New figures have revealed that the number of pupils regularly missing school is down by almost a third.
In the 2012-2013 academic year, 300,895 were persistently absent, compared with 433,130 in 2009-2010.
Some 130,000 fewer pupils were missing 15 per cent of school - the level above which absence is defined as 'persistent' - which is equivalent to 18 months of a school career.
In total, the number of days lost to absence was down by 7.7 million during the period, while overall absence was down from six per cent of sessions in 2009-2010 to 5.2 per cent of sessions in 2012-2013.
According to the Department for Education, this is a result of the government's measures to boost attendance and improve classroom discipline, with those in education jobs being given greater powers to tackle bad behaviour.

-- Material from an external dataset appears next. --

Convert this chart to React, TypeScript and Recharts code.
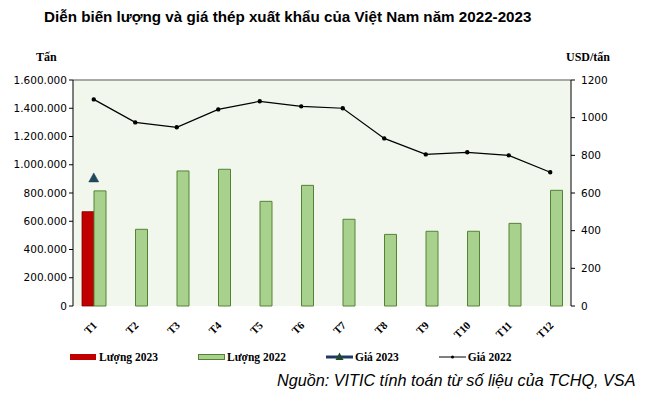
import React from 'react';
import { ComposedChart, Bar, Line, XAxis, YAxis, CartesianGrid, ReferenceLine } from 'recharts';

const months = ['T1', 'T2', 'T3', 'T4', 'T5', 'T6', 'T7', 'T8', 'T9', 'T10', 'T11', 'T12'];
const luong2023 = [668000, null, null, null, null, null, null, null, null, null, null, null];
const luong2022 = [815000, 543000, 956000, 968000, 741000, 854000, 614000, 507000, 529000, 529000, 585000, 819000];
const gia2023 = [680, null, null, null, null, null, null, null, null, null, null, null];
const gia2022 = [1097, 975, 949, 1044, 1087, 1060, 1050, 890, 805, 816, 800, 710];
const leftTicks = [0, 200000, 400000, 600000, 800000, 1000000, 1200000, 1400000, 1600000];
const rightTicks = [0, 200, 400, 600, 800, 1000, 1200];
const boundaryTicks = [0, 1, 2, 3, 4, 5, 6, 7, 8, 9, 10, 11, 12];

const data = months.map((m, i) => ({
  month: m,
  idx: i + 0.5,
  l2023: luong2023[i],
  l2022: luong2022[i],
  g2023: gia2023[i],
  g2022: gia2022[i],
}));

const serif = '"Liberation Serif", "Times New Roman", serif';
const sans = '"Liberation Sans", Arial, sans-serif';
const verdana = '"DejaVu Sans", Verdana, sans-serif';

const fmtLeft = (v: number) => v.toLocaleString('de-DE');

const MonthTick = (props: any) => {
  const { x, y, payload } = props;
  const tx = x + 4;
  const ty = y + 12;
  return (
    <text x={tx} y={ty} transform={`rotate(-45, ${tx}, ${ty})`} textAnchor="end"
      fontFamily={serif} fontWeight="bold" fontSize={11} fill="#000">
      {payload.value}
    </text>
  );
};

const NoLabel = () => <g />;

const Triangle = (props: any) => {
  const { cx, cy, value } = props;
  if (value == null || cx == null || cy == null) return null;
  return <path d={`M${cx},${cy - 5} L${cx + 5},${cy + 4} L${cx - 5},${cy + 4} Z`} fill="#1f4a5c" stroke="#1f3a5f" strokeWidth={0.5} />;
};

const legendText: React.CSSProperties = { fontFamily: serif, fontWeight: 'bold', fontSize: 11.5, color: '#000' };

export default function App() {
  return (
    <div style={{ position: 'absolute', left: 0, top: 0, width: 655, height: 397, background: '#fff' }}>
      <div style={{ position: 'absolute', left: 44, top: 8, fontFamily: sans, fontWeight: 'bold', fontSize: 15.2, color: '#000', whiteSpace: 'nowrap' }}>
        Diễn biến lượng và giá thép xuất khẩu của Việt Nam năm 2022-2023
      </div>
      <div style={{ position: 'absolute', left: 36, top: 50, fontFamily: serif, fontWeight: 'bold', fontSize: 12 }}>Tấn</div>
      <div style={{ position: 'absolute', left: 566, top: 50, fontFamily: serif, fontWeight: 'bold', fontSize: 12 }}>USD/tấn</div>
      <ComposedChart width={655} height={397} data={data} barSize={12} barGap={0}
        margin={{ top: 80, right: 0, bottom: 61, left: 0 }}>
        <CartesianGrid fill="#f2f7ed" horizontal={false} vertical={false} yAxisId="left" />
        <XAxis xAxisId="bounds" dataKey="idx" type="number" domain={[0, 12]} ticks={boundaryTicks}
          tick={<NoLabel />} tickLine={{ stroke: '#000' }} tickSize={5} height={0} stroke="#000" allowDataOverflow />
        <XAxis xAxisId="cat" dataKey="month" tick={<MonthTick />} tickLine={false} axisLine={false}
          height={30} interval={0} />
        <YAxis yAxisId="left" domain={[0, 1600000]} ticks={leftTicks} tickFormatter={fmtLeft} width={73}
          tickSize={4} stroke="#000" tick={{ fontFamily: verdana, fontSize: 10.5, fill: '#000' }} />
        <YAxis yAxisId="right" orientation="right" domain={[0, 1200]} ticks={rightTicks} width={84}
          tickSize={4} stroke="#000" tick={{ fontFamily: verdana, fontSize: 10.5, fill: '#000', dx: 4 }} />
        <ReferenceLine yAxisId="left" xAxisId="cat" y={1600000} stroke="#8c8c8c" strokeWidth={1.5} />
        <Bar xAxisId="cat" yAxisId="left" dataKey="l2023" name="Lượng 2023" fill="#c00000" stroke="#7a0000" strokeWidth={0.8} isAnimationActive={false} />
        <Bar xAxisId="cat" yAxisId="left" dataKey="l2022" name="Lượng 2022" fill="#a9d18e" stroke="#548235" strokeWidth={1} isAnimationActive={false} />
        <Line xAxisId="cat" yAxisId="right" dataKey="g2023" name="Giá 2023" stroke="#1f3864" strokeWidth={2}
          dot={<Triangle />} activeDot={false} isAnimationActive={false} />
        <Line xAxisId="cat" yAxisId="right" dataKey="g2022" name="Giá 2022" stroke="#000" strokeWidth={1.2}
          dot={{ r: 1.6, fill: '#000', stroke: '#000' }} activeDot={false} isAnimationActive={false} />
      </ComposedChart>
      <div style={{ position: 'absolute', left: 70, top: 351, display: 'flex', alignItems: 'center', whiteSpace: 'nowrap' }}>
        <svg width={27} height={10}><rect x={0} y={2} width={26} height={6} fill="#c00000" /></svg>
        <span style={{ ...legendText, marginLeft: 2 }}>Lượng 2023</span>
        <svg width={28} height={10} style={{ marginLeft: 40 }}><rect x={0.5} y={2.5} width={26} height={5} fill="#a9d18e" stroke="#548235" /></svg>
        <span style={{ ...legendText, marginLeft: 1 }}>Lượng 2022</span>
        <svg width={28} height={12} style={{ marginLeft: 40 }}>
          <line x1={0} y1={6} x2={27} y2={6} stroke="#1f3864" strokeWidth={3} />
          <path d="M13.5,1.5 L17.5,9 L9.5,9 Z" fill="#1f4a2c" />
        </svg>
        <span style={{ ...legendText, marginLeft: 1 }}>Giá 2023</span>
        <svg width={28} height={10} style={{ marginLeft: 40 }}>
          <line x1={0} y1={5} x2={27} y2={5} stroke="#000" strokeWidth={1} />
          <circle cx={13.5} cy={5} r={1.5} fill="#000" />
        </svg>
        <span style={{ ...legendText, marginLeft: 1 }}>Giá 2022</span>
      </div>
      <div style={{ position: 'absolute', left: 277, top: 371, fontFamily: sans, fontStyle: 'italic', fontSize: 16.2, color: '#000', whiteSpace: 'nowrap' }}>
        Nguồn: VITIC tính toán từ số liệu của TCHQ, VSA
      </div>
    </div>
  );
}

It has encouraged schools to tackle the problem of persistent absence earlier. From October 2011, the threshold by which absence is defined as persistent was cut from 20 per cent to 15 per cent.
Fines for truancy were also increased from £50 to £60, with tougher sanctions if they are not paid within 28 days.
In addition, teachers are now able to use "reasonable force" to control behaviour and impose same-day detentions.
Education secretary Michael Gove said: "There is no excuse for skipping school. We have taken action to reduce absence by increasing fines and encouraging schools to address the problem earlier.
"Today's figures show we are making progress, with 130,000 fewer pupils regularly missing school under this government."
Evidence shows that pupils who are consistently absent from school perform less well academically than their peers.
Only 39 per cent of pupils who miss between ten and 20 per cent of school go on to achieve at least five good A* to C grades, including English and maths. The figure is 73 per cent for those who miss less than five per cent of school.